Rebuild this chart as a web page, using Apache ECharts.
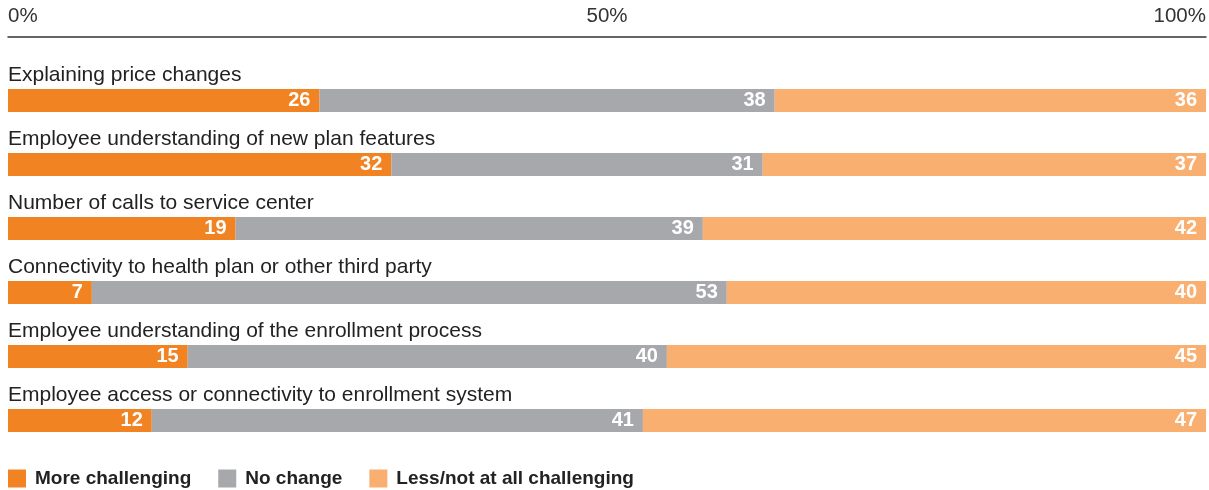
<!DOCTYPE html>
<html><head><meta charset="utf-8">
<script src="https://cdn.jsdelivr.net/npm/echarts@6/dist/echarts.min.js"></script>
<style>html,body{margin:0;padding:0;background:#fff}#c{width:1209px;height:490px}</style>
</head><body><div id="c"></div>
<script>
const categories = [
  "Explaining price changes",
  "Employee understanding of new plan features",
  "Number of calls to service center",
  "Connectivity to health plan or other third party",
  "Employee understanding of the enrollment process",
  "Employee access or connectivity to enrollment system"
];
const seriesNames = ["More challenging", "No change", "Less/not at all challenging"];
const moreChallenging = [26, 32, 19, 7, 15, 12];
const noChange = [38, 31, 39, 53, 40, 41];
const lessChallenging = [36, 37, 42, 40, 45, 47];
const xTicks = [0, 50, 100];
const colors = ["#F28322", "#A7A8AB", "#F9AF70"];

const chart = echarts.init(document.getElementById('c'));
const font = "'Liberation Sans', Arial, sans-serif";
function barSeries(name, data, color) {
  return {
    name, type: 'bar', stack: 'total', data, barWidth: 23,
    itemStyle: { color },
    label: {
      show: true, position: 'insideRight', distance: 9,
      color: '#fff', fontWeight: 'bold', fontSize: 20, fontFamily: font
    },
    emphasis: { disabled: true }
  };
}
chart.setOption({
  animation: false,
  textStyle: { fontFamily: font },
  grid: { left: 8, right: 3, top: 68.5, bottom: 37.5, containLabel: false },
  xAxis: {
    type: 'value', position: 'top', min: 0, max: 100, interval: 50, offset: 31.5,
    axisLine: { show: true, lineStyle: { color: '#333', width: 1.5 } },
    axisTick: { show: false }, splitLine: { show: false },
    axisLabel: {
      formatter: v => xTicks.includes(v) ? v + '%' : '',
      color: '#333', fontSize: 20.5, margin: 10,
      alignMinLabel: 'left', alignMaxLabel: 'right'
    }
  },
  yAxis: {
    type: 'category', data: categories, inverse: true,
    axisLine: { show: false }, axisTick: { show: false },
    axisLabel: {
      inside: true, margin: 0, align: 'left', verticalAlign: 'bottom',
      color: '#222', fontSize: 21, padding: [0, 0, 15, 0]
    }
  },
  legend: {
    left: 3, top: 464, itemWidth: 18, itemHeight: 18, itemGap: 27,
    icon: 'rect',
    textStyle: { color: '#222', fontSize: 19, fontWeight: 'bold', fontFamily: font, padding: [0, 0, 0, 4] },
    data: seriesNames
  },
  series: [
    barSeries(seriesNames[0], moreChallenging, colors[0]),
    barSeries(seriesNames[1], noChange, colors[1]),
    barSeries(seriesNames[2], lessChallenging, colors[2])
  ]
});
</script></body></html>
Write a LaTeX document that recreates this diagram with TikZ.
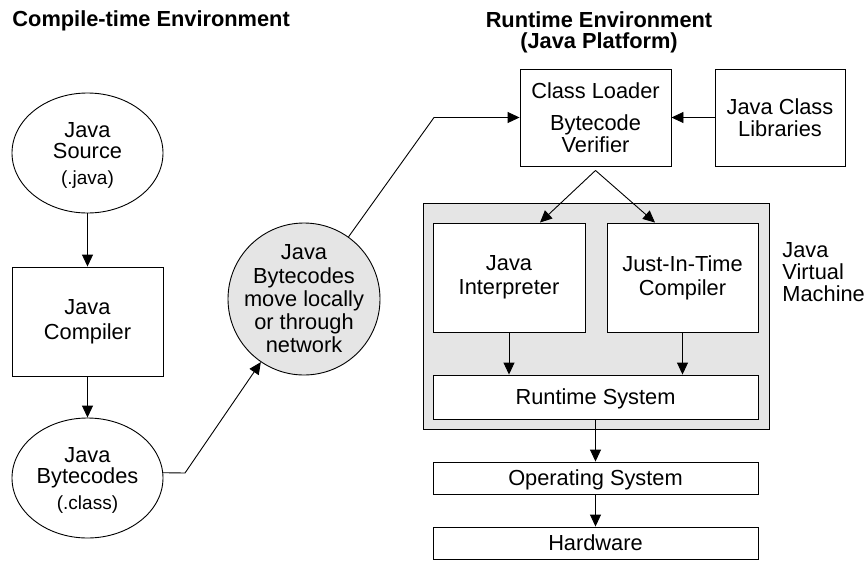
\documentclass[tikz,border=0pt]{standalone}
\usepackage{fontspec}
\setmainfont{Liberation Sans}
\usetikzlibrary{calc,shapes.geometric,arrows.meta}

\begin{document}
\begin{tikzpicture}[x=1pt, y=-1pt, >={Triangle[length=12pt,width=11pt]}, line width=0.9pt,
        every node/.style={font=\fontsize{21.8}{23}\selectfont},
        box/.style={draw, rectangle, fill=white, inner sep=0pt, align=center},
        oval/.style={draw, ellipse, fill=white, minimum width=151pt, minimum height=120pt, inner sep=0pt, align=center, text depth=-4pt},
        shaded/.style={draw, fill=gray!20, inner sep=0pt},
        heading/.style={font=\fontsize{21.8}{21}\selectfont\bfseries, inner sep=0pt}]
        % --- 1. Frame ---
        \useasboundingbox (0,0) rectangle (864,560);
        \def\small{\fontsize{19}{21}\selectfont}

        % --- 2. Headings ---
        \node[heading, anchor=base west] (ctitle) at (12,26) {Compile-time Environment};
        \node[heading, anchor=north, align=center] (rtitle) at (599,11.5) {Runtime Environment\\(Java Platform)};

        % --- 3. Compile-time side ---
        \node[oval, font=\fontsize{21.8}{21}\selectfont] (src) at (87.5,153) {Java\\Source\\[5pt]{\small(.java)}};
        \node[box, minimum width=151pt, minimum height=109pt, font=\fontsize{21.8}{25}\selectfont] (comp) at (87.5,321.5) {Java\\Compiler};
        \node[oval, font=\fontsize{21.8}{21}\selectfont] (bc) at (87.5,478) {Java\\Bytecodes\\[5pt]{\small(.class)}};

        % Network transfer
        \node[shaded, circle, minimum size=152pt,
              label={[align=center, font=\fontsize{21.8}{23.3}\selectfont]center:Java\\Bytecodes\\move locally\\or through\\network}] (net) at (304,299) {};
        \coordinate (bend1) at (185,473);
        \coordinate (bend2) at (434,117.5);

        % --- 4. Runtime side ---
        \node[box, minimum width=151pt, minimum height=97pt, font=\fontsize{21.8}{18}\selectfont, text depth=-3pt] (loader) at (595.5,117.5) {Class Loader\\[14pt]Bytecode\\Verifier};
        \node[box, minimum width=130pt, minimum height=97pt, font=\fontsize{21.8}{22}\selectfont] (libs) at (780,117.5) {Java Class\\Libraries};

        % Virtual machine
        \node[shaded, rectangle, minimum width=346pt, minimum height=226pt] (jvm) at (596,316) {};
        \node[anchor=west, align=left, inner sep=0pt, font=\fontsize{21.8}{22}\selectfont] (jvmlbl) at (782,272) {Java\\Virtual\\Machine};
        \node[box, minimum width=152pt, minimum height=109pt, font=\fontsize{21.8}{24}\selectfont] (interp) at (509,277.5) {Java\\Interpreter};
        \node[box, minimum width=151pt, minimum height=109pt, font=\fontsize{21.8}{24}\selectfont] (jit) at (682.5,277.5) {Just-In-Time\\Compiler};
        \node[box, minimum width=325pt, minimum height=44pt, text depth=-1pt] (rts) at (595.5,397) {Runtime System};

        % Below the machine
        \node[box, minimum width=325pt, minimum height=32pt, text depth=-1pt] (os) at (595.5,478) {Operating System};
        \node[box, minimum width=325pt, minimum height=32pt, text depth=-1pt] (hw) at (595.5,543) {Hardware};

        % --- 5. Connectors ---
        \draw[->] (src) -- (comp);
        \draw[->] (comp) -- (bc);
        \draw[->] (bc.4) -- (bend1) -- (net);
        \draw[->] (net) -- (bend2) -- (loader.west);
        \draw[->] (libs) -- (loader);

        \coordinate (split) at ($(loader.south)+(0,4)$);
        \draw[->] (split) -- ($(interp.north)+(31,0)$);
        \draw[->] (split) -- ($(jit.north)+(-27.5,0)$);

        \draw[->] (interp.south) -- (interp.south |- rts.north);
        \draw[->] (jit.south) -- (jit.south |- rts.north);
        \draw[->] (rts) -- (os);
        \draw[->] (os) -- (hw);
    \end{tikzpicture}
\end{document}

* _The problem_
All of the records above must be copied exactly, except for the pictures.

* _Response below_
Rebuild this chart as a web page, using Apache ECharts.
<!DOCTYPE html>
<html><head><meta charset="utf-8">
<script src="https://cdn.jsdelivr.net/npm/echarts@6/dist/echarts.min.js"></script>
<style>html,body{margin:0;padding:0;background:#fff}#c{width:1209px;height:490px}</style>
</head><body><div id="c"></div>
<script>
const categories = [
  "Explaining price changes",
  "Employee understanding of new plan features",
  "Number of calls to service center",
  "Connectivity to health plan or other third party",
  "Employee understanding of the enrollment process",
  "Employee access or connectivity to enrollment system"
];
const seriesNames = ["More challenging", "No change", "Less/not at all challenging"];
const moreChallenging = [26, 32, 19, 7, 15, 12];
const noChange = [38, 31, 39, 53, 40, 41];
const lessChallenging = [36, 37, 42, 40, 45, 47];
const xTicks = [0, 50, 100];
const colors = ["#F28322", "#A7A8AB", "#F9AF70"];

const chart = echarts.init(document.getElementById('c'));
const font = "'Liberation Sans', Arial, sans-serif";
function barSeries(name, data, color) {
  return {
    name, type: 'bar', stack: 'total', data, barWidth: 23,
    itemStyle: { color },
    label: {
      show: true, position: 'insideRight', distance: 9,
      color: '#fff', fontWeight: 'bold', fontSize: 20, fontFamily: font
    },
    emphasis: { disabled: true }
  };
}
chart.setOption({
  animation: false,
  textStyle: { fontFamily: font },
  grid: { left: 8, right: 3, top: 68.5, bottom: 37.5, containLabel: false },
  xAxis: {
    type: 'value', position: 'top', min: 0, max: 100, interval: 50, offset: 31.5,
    axisLine: { show: true, lineStyle: { color: '#333', width: 1.5 } },
    axisTick: { show: false }, splitLine: { show: false },
    axisLabel: {
      formatter: v => xTicks.includes(v) ? v + '%' : '',
      color: '#333', fontSize: 20.5, margin: 10,
      alignMinLabel: 'left', alignMaxLabel: 'right'
    }
  },
  yAxis: {
    type: 'category', data: categories, inverse: true,
    axisLine: { show: false }, axisTick: { show: false },
    axisLabel: {
      inside: true, margin: 0, align: 'left', verticalAlign: 'bottom',
      color: '#222', fontSize: 21, padding: [0, 0, 15, 0]
    }
  },
  legend: {
    left: 3, top: 464, itemWidth: 18, itemHeight: 18, itemGap: 27,
    icon: 'rect',
    textStyle: { color: '#222', fontSize: 19, fontWeight: 'bold', fontFamily: font, padding: [0, 0, 0, 4] },
    data: seriesNames
  },
  series: [
    barSeries(seriesNames[0], moreChallenging, colors[0]),
    barSeries(seriesNames[1], noChange, colors[1]),
    barSeries(seriesNames[2], lessChallenging, colors[2])
  ]
});
</script></body></html>
Write a LaTeX document that recreates this diagram with TikZ.
\documentclass[tikz,border=0pt]{standalone}
\usepackage{fontspec}
\setmainfont{Liberation Sans}
\usetikzlibrary{calc,shapes.geometric,arrows.meta}

\begin{document}
\begin{tikzpicture}[x=1pt, y=-1pt, >={Triangle[length=12pt,width=11pt]}, line width=0.9pt,
        every node/.style={font=\fontsize{21.8}{23}\selectfont},
        box/.style={draw, rectangle, fill=white, inner sep=0pt, align=center},
        oval/.style={draw, ellipse, fill=white, minimum width=151pt, minimum height=120pt, inner sep=0pt, align=center, text depth=-4pt},
        shaded/.style={draw, fill=gray!20, inner sep=0pt},
        heading/.style={font=\fontsize{21.8}{21}\selectfont\bfseries, inner sep=0pt}]
        % --- 1. Frame ---
        \useasboundingbox (0,0) rectangle (864,560);
        \def\small{\fontsize{19}{21}\selectfont}

        % --- 2. Headings ---
        \node[heading, anchor=base west] (ctitle) at (12,26) {Compile-time Environment};
        \node[heading, anchor=north, align=center] (rtitle) at (599,11.5) {Runtime Environment\\(Java Platform)};

        % --- 3. Compile-time side ---
        \node[oval, font=\fontsize{21.8}{21}\selectfont] (src) at (87.5,153) {Java\\Source\\[5pt]{\small(.java)}};
        \node[box, minimum width=151pt, minimum height=109pt, font=\fontsize{21.8}{25}\selectfont] (comp) at (87.5,321.5) {Java\\Compiler};
        \node[oval, font=\fontsize{21.8}{21}\selectfont] (bc) at (87.5,478) {Java\\Bytecodes\\[5pt]{\small(.class)}};

        % Network transfer
        \node[shaded, circle, minimum size=152pt,
              label={[align=center, font=\fontsize{21.8}{23.3}\selectfont]center:Java\\Bytecodes\\move locally\\or through\\network}] (net) at (304,299) {};
        \coordinate (bend1) at (185,473);
        \coordinate (bend2) at (434,117.5);

        % --- 4. Runtime side ---
        \node[box, minimum width=151pt, minimum height=97pt, font=\fontsize{21.8}{18}\selectfont, text depth=-3pt] (loader) at (595.5,117.5) {Class Loader\\[14pt]Bytecode\\Verifier};
        \node[box, minimum width=130pt, minimum height=97pt, font=\fontsize{21.8}{22}\selectfont] (libs) at (780,117.5) {Java Class\\Libraries};

        % Virtual machine
        \node[shaded, rectangle, minimum width=346pt, minimum height=226pt] (jvm) at (596,316) {};
        \node[anchor=west, align=left, inner sep=0pt, font=\fontsize{21.8}{22}\selectfont] (jvmlbl) at (782,272) {Java\\Virtual\\Machine};
        \node[box, minimum width=152pt, minimum height=109pt, font=\fontsize{21.8}{24}\selectfont] (interp) at (509,277.5) {Java\\Interpreter};
        \node[box, minimum width=151pt, minimum height=109pt, font=\fontsize{21.8}{24}\selectfont] (jit) at (682.5,277.5) {Just-In-Time\\Compiler};
        \node[box, minimum width=325pt, minimum height=44pt, text depth=-1pt] (rts) at (595.5,397) {Runtime System};

        % Below the machine
        \node[box, minimum width=325pt, minimum height=32pt, text depth=-1pt] (os) at (595.5,478) {Operating System};
        \node[box, minimum width=325pt, minimum height=32pt, text depth=-1pt] (hw) at (595.5,543) {Hardware};

        % --- 5. Connectors ---
        \draw[->] (src) -- (comp);
        \draw[->] (comp) -- (bc);
        \draw[->] (bc.4) -- (bend1) -- (net);
        \draw[->] (net) -- (bend2) -- (loader.west);
        \draw[->] (libs) -- (loader);

        \coordinate (split) at ($(loader.south)+(0,4)$);
        \draw[->] (split) -- ($(interp.north)+(31,0)$);
        \draw[->] (split) -- ($(jit.north)+(-27.5,0)$);

        \draw[->] (interp.south) -- (interp.south |- rts.north);
        \draw[->] (jit.south) -- (jit.south |- rts.north);
        \draw[->] (rts) -- (os);
        \draw[->] (os) -- (hw);
    \end{tikzpicture}
\end{document}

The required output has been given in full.